Before the Wii Balance Board...

Before they unleashed their amazing 16-bit computer on the world in the late 1980's, the Amiga engineering team cut its teeth developing peripherals and games for consoles. Their most memorable contribution to the gaming scene of the early 1980's was the Joyboard Power Body Control:



Despite the hyperbolic ad imagery and bizarre name, the Joyboard Power Body Control wasn't really capable of sending kids into space or shaping and slimming busts and thighs.  Similar in concept to the Wii Balance Board, but not nearly as sensitive, the Joyboard connected to the standard Atari joystick port and allowed a player to execute the cardinal joystick movements by standing on the board and leaning forward, back, left and right.
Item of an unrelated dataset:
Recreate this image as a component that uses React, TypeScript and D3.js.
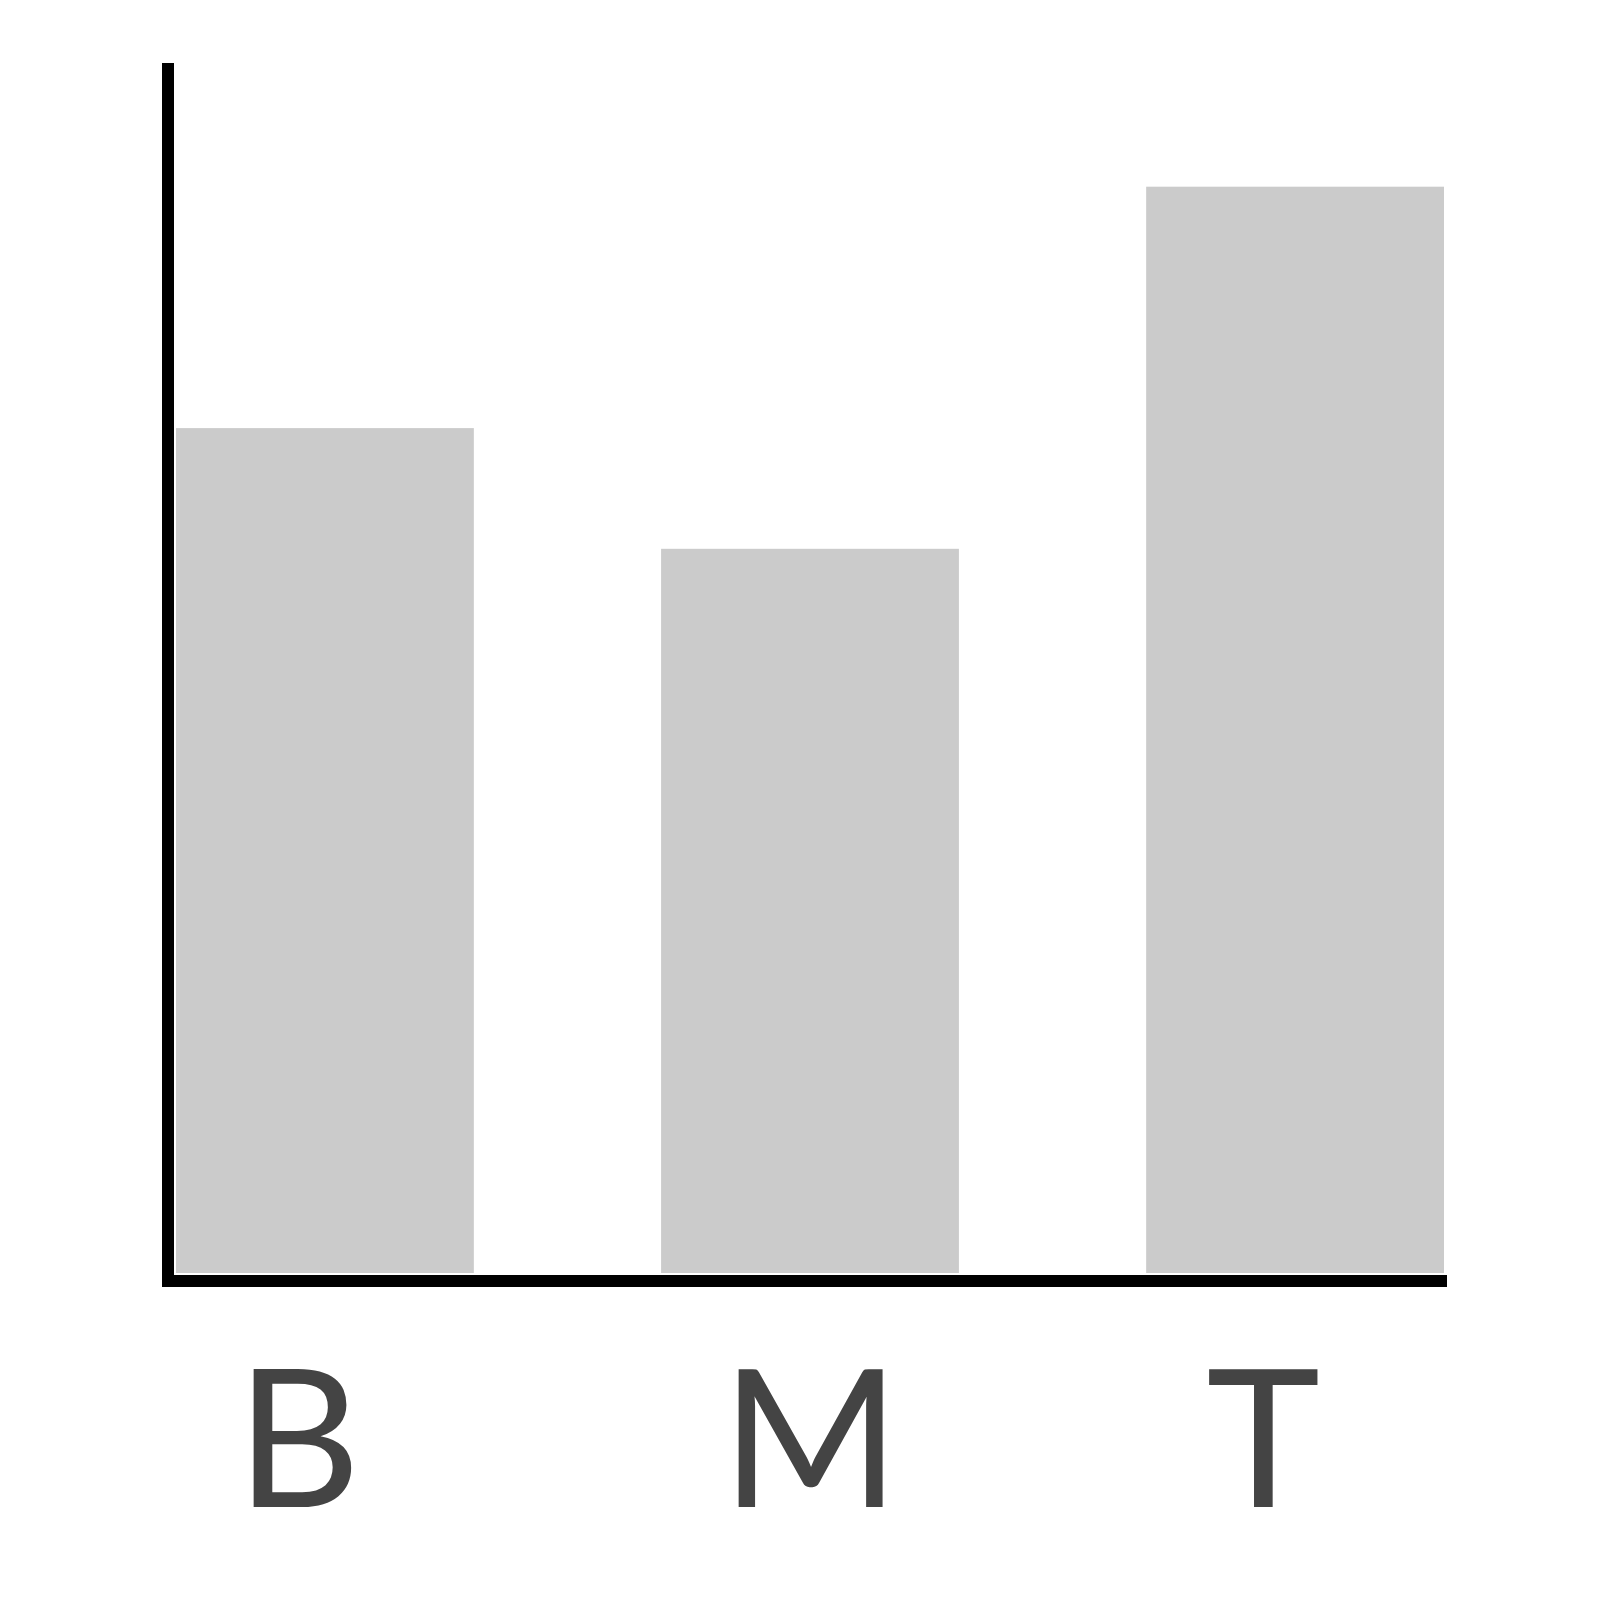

There was, however, no fire button support, which meant that only a few games could really be played this way -- Atari's Pac-Man and Ms. Pac-Man, perhaps, and the Mogul Maniac skiing game included with the Joyboard.  I don't think Q*Bert would have worked very well this way, and I can't think of many other Atari 2600 games that completely ignored the single available button.  I suspect Tigervision's Jawbreaker could be played sans button, as the ad specifically mentions enemy pickles.

The pack-in Mogul Maniac game is quite rare now, so the Joyboard was apparently a non-starter at retail.  The ad copy urges kids to beg, borrow or save up for it, and warns potential fence-sitters:

DON'T WAIT.  IT WON'T.

Which doesn't really mean anything I can think of, other than "we have a warehouse full of these furshlugginer Joyboards, and if they don't go out the door this Christmas, they're still gonna be sittin' here in February."  Which, one gathers, they were.


Fortunately, the Amiga team survived this interesting misstep and went on to bigger things.  Great minds learn from every opportunity, failure included.